I think there's a reasonable case to be made that the DC foreign policy establishment is showing by its actions that it wants these tensions to come to their big head with a Chinese invasion/annexation of Taiwan, rather than with just a less dramatic "new Cold War."
The big question, of course, would be "why?"
An obvious answer would be that the US military-industrial complex just really, really, really needs the US to be constantly at war, and the more expensive the war the better. China's the obvious gold standard on that count. The required mmo/bomb provisioning, base maintenance, etc. would probably make Iraq and Afghanistan look like small beans. No need to "win" anything, just keep big bucks flowing to "defense" contractors via the "defense" budget.
But what if it's more complicated than that? What if there are actual political goals involved beyond shoveling money into the maws of Boeing, Raytheon et al?

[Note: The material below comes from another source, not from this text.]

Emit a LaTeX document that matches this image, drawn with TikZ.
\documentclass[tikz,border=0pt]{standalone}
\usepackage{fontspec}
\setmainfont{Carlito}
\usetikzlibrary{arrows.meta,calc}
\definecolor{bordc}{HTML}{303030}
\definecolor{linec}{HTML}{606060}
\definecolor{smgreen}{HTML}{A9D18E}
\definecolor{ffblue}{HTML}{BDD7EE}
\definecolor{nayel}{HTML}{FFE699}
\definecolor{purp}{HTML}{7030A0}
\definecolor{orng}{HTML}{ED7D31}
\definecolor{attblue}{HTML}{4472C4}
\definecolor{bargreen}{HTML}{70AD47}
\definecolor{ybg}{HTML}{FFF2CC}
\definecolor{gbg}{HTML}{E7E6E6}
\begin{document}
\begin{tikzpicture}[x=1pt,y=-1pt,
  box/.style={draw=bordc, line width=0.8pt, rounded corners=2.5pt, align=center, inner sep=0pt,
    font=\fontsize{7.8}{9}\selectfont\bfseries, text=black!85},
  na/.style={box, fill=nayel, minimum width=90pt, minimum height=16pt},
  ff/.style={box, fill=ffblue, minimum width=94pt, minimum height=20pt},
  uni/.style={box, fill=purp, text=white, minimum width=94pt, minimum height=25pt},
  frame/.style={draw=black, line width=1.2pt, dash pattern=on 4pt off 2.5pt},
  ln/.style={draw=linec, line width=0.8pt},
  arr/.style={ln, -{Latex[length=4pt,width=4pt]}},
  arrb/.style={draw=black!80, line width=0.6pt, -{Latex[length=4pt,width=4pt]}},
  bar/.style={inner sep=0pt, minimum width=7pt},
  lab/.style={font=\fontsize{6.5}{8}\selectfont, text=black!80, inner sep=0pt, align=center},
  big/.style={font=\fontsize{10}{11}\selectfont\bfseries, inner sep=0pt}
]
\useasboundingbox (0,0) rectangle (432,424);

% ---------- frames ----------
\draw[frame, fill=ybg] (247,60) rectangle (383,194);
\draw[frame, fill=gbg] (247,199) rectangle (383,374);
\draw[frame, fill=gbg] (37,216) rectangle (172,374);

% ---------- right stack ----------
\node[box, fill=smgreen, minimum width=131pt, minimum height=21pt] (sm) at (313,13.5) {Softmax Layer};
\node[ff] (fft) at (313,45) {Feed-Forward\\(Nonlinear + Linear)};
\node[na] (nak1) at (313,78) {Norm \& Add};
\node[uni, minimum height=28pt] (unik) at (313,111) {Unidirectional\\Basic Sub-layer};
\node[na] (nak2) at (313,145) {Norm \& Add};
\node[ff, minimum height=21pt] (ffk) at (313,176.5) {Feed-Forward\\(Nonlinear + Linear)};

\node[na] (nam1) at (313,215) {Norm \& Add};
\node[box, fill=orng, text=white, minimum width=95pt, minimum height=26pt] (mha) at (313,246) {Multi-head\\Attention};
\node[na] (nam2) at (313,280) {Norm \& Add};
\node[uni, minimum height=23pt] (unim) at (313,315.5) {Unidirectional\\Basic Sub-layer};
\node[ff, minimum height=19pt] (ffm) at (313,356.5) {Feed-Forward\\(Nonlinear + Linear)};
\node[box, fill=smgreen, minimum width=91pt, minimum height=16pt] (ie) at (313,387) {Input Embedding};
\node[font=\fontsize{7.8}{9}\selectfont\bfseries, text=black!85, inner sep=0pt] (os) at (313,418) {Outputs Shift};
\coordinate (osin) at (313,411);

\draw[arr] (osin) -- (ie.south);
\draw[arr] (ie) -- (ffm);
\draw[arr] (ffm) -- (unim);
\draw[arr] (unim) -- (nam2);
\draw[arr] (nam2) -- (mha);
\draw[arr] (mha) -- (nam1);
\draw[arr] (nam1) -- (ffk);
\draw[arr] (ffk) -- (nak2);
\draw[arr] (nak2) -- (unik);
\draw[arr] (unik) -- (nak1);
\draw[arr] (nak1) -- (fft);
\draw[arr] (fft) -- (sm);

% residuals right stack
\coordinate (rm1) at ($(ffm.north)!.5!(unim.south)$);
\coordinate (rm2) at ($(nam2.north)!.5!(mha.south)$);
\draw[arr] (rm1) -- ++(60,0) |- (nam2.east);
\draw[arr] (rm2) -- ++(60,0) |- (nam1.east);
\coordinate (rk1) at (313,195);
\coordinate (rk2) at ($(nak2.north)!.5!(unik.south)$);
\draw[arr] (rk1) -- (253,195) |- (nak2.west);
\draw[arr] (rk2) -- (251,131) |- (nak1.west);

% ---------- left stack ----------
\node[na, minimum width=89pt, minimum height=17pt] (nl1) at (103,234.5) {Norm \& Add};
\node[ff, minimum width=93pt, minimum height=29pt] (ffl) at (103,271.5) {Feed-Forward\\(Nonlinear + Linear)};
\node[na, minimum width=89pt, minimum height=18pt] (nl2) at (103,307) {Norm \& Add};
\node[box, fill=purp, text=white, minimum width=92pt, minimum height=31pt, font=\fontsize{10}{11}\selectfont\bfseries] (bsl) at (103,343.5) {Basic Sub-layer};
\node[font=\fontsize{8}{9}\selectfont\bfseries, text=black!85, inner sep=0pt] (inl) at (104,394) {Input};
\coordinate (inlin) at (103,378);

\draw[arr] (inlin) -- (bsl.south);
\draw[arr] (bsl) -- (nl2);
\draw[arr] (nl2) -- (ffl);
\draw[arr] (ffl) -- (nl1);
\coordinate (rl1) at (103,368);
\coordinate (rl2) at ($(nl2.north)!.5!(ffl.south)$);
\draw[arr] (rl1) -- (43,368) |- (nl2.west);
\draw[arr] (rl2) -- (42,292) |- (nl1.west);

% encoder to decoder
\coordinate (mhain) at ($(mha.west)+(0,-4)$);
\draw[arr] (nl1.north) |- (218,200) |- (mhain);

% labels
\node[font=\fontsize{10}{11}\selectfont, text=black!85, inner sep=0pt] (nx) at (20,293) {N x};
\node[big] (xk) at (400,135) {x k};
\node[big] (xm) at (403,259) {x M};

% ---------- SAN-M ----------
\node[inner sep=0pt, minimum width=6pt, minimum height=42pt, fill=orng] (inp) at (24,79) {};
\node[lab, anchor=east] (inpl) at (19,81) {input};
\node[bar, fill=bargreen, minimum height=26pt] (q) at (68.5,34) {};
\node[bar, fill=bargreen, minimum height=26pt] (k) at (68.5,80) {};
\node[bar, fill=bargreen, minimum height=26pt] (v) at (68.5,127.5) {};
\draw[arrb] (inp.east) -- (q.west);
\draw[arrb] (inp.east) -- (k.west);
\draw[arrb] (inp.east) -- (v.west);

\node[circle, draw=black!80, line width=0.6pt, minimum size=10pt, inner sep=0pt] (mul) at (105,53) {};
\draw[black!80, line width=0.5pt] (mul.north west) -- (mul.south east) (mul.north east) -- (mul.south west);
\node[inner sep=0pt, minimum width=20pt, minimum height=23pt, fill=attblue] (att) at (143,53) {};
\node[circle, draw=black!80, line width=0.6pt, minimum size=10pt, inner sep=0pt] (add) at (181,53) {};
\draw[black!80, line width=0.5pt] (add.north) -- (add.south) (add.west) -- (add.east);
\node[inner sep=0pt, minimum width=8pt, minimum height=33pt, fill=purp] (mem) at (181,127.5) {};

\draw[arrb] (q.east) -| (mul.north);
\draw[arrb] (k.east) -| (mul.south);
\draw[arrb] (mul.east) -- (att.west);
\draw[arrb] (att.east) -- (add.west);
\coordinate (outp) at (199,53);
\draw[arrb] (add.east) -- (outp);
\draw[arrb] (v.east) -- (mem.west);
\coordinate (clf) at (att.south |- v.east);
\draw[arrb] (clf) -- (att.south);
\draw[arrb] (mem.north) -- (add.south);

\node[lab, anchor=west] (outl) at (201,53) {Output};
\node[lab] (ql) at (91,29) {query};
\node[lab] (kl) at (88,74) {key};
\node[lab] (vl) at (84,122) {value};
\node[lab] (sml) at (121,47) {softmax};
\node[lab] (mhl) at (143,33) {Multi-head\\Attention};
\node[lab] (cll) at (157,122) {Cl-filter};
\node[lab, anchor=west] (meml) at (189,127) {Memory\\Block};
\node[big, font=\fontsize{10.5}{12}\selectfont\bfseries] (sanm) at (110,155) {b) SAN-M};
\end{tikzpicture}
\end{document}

Hypothesis: Remember the 1980s, when the US goal was to turn Afghanistan into the Soviet Union's Vietnam? I think DC would like to turn Taiwan into China's Afghanistan -- a long, draining, violently opposed occupation that would keep the People's Liberation Army occupied, making it and the Chinese Communist Party look incompetent, and opening up a couple of very real foreign and domestic areas for exploitation by DC.
In terms of trade and economics, we've been hearing for years about how the world (especially the US) is "dangerously dependent" on China for the manufacture of high-tech equipment. Guess who else we're "dangerously dependent" on for chips? Yep, Taiwan.

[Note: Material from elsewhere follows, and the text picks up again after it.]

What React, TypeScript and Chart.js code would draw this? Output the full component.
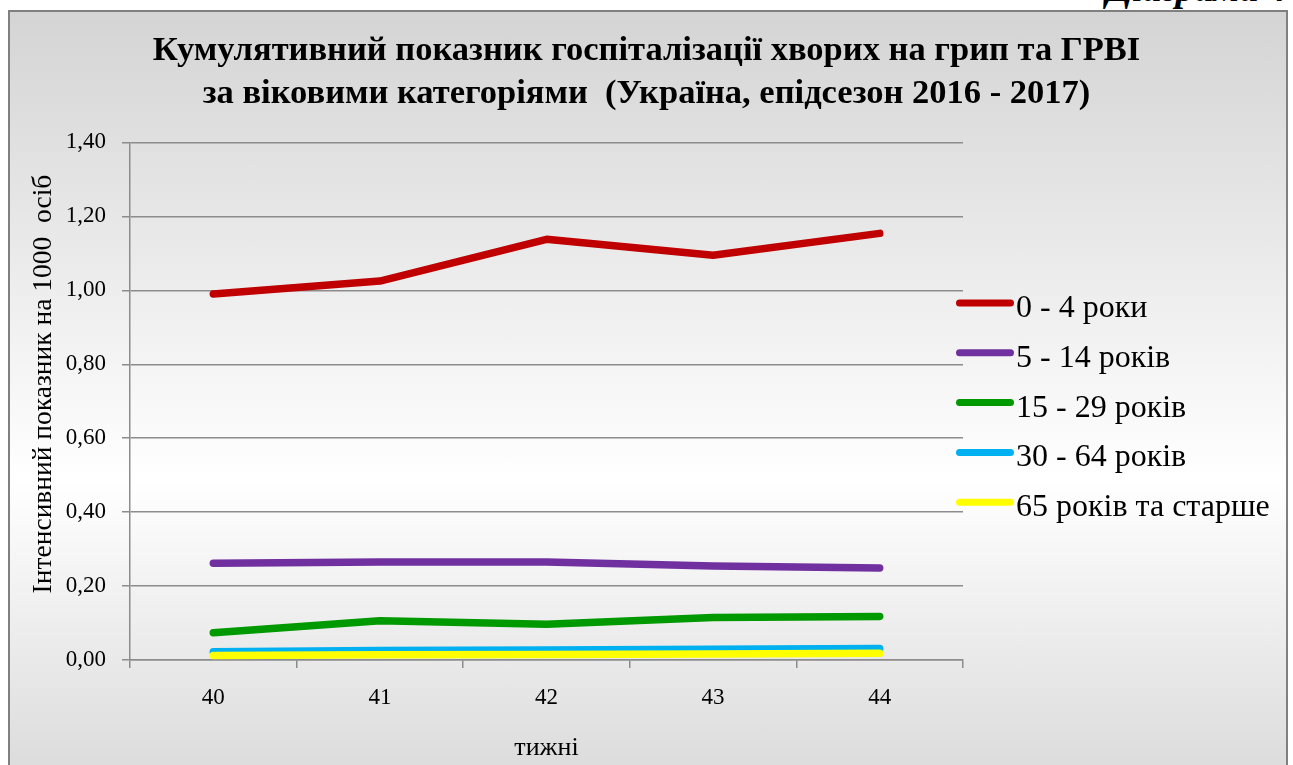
import React, { useEffect, useRef } from 'react';
import { Chart, registerables } from 'chart.js';

Chart.register(...registerables);

const weeks = ['40', '41', '42', '43', '44'];
const seriesLabels = ['0 - 4 роки', '5 - 14 років', '15 - 29 років', '30 - 64 років', '65 років та старше'];
const age0to4 = [0.99, 1.025, 1.138, 1.095, 1.154];
const age5to14 = [0.262, 0.265, 0.265, 0.254, 0.249];
const age15to29 = [0.074, 0.106, 0.097, 0.115, 0.118];
const age30to64 = [0.022, 0.026, 0.027, 0.029, 0.031];
const age65plus = [0.012, 0.014, 0.015, 0.016, 0.018];
const seriesColors = ['#C00000', '#7030A0', '#009900', '#00B0F0', '#FFFF00'];
const yTickValues = [0, 0.2, 0.4, 0.6, 0.8, 1.0, 1.2, 1.4];
const titleLines = [
  'Кумулятивний показник госпіталізації хворих на грип та ГРВІ',
  'за віковими категоріями  (Україна, епідсезон 2016 - 2017)',
];
const yAxisTitle = '     Інтенсивний показник на 1000  осіб';
const xAxisTitle = 'тижні';
const cornerCaption = 'Діаграма 4';

const SERIF = '"Liberation Serif", "Times New Roman", serif';
const GRID = '#8c8c8c';

const sideLegend = {
  id: 'sideLegend',
  afterDraw(chart: any) {
    const ctx = chart.ctx as CanvasRenderingContext2D;
    const top = 303;
    const step = 49.8;
    ctx.save();
    chart.data.datasets.forEach((ds: any, i: number) => {
      const y = top + i * step;
      ctx.strokeStyle = ds.borderColor;
      ctx.lineWidth = 7;
      ctx.lineCap = 'round';
      ctx.beginPath();
      ctx.moveTo(959.5, y);
      ctx.lineTo(1010.5, y);
      ctx.stroke();
      ctx.fillStyle = '#000';
      ctx.font = `32px ${SERIF}`;
      ctx.textBaseline = 'alphabetic';
      ctx.textAlign = 'left';
      ctx.fillText(ds.label, 1016, y + 14);
    });
    ctx.restore();
  },
};

export default function App() {
  const ref = useRef<HTMLCanvasElement>(null);

  useEffect(() => {
    const values = [age0to4, age5to14, age15to29, age30to64, age65plus];
    const chart = new Chart(ref.current as HTMLCanvasElement, {
      type: 'line',
      data: {
        labels: weeks,
        datasets: values.map((v, i) => ({
          label: seriesLabels[i],
          data: v,
          borderColor: seriesColors[i],
          backgroundColor: seriesColors[i],
          borderWidth: 7.5,
          pointRadius: 0,
          pointHoverRadius: 0,
          tension: 0,
          fill: false,
          borderCapStyle: 'round' as const,
          borderJoinStyle: 'round' as const,
          order: values.length - i,
          yAxisID: 'y',
        })),
      },
      options: {
        responsive: false,
        animation: false,
        devicePixelRatio: 1,
        layout: { padding: 0 },
        plugins: {
          legend: { display: false },
          tooltip: { enabled: false },
          title: {
            display: true,
            text: titleLines,
            color: '#000',
            font: { family: SERIF, size: 34.5, weight: 'bold', lineHeight: 1.26 },
            padding: { top: 29, bottom: 26.5 },
          },
        },
        scales: {
          x: {
            type: 'category',
            offset: true,
            grid: {
              offset: true,
              drawOnChartArea: false,
              drawTicks: true,
              tickLength: 8,
              color: GRID,
              lineWidth: 1.5,
            },
            border: { display: true, color: GRID, width: 1.5 },
            ticks: { color: '#000', font: { family: SERIF, size: 23 }, padding: 16, maxRotation: 0 },
            title: {
              display: true,
              text: xAxisTitle,
              color: '#000',
              font: { family: SERIF, size: 26 },
              padding: { top: 0, bottom: 1.5 },
            },
            afterFit: (s: any) => {
              s.height = 105;
            },
          },
          y: {
            type: 'linear',
            position: 'left',
            min: 0,
            max: 1.4,
            afterBuildTicks: (s: any) => {
              s.ticks = yTickValues.map((v) => ({ value: v }));
            },
            ticks: {
              color: '#000',
              font: { family: SERIF, size: 23 },
              padding: 16,
              callback: (v: any) => Number(v).toFixed(2).replace('.', ','),
            },
            grid: { color: GRID, lineWidth: 1.5, tickLength: 8, drawTicks: true },
            border: { display: true, color: GRID, width: 1.5 },
            title: {
              display: true,
              text: yAxisTitle,
              color: '#000',
              font: { family: SERIF, size: 27.5 },
              padding: { top: 27, bottom: 0 },
            },
            afterFit: (s: any) => {
              s.width = 130;
            },
          },
          legendSpace: {
            type: 'linear',
            position: 'right',
            display: true,
            grid: { display: false, drawOnChartArea: false },
            border: { display: false },
            ticks: { display: false },
            afterFit: (s: any) => {
              s.width = 330;
            },
          },
        },
      },
      plugins: [sideLegend],
    } as any);
    return () => chart.destroy();
  }, []);

  return (
    <div style={{ position: 'absolute', left: 0, top: 0, width: 1293, height: 765, overflow: 'hidden' }}>
      <div
        style={{
          position: 'absolute',
          left: 8,
          top: 10,
          width: 1280,
          height: 760,
          boxSizing: 'border-box',
          border: '2px solid #808080',
          background: 'linear-gradient(180deg, #d4d4d4 0%, #ffffff 62%, #dcdcdc 100%)',
        }}
      />
      <div
        style={{
          position: 'absolute',
          right: 6,
          top: -31,
          font: `italic bold 38px ${SERIF}`,
          lineHeight: '38px',
          whiteSpace: 'nowrap',
          color: '#000',
        }}
      >
        {cornerCaption}
      </div>
      <canvas
        ref={ref}
        width={1293}
        height={765}
        style={{ position: 'absolute', left: 0, top: 0, width: 1293, height: 765 }}
      />
    </div>
  );
}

A Chinese invasion of Taiwan would probably seal the deal on calls for the US to be "chip independent" -- getting chip foundries back here.
One problem with that idea is that some of the components in our tech depend on rare earths and such.
Those things tend to come from Africa.
And Beijing has been moving into and dominating the African sources of those things for years.
Did you notice that there were two US pivots as the war in Afghanistan drew down? One was toward Asia with e.g. the AUKUS submarine deal. But the other was re-booting and escalating the "war on terror" in Africa.
So, imagine something like this:
Beijing finally pulls the trigger on an invasion of Taiwan.
The US "defends Taiwan" mainly in the form of sinking some Chinese ships (slowing down Beijing's progress in building a competitive blue water navy) and perhaps bombing some mainland Chinese targets selected less for their military value than their economic value. Shenzhen, for example.
Then the US backs off for the most part -- except for "sanctioning," with military effect, Chinese vessels traveling between China and Africa -- and leans on African regimes to transfer those rare earth concessions from a China that can't use them, can't defend them, and has its hands full with Taiwan, to a US that can use them and can probably defend them.
And in the meantime, the US Navy probably lost a few vessels and aircraft, and went through a bunch of bombs and missiles, all of which will need replacement funding in future "defense" budgets, keeping the MIC's stomach full for the foreseeable future.
No, I'm not saying all that would work. I'm just saying I think it's what the US foreign policy establishment may have in mind.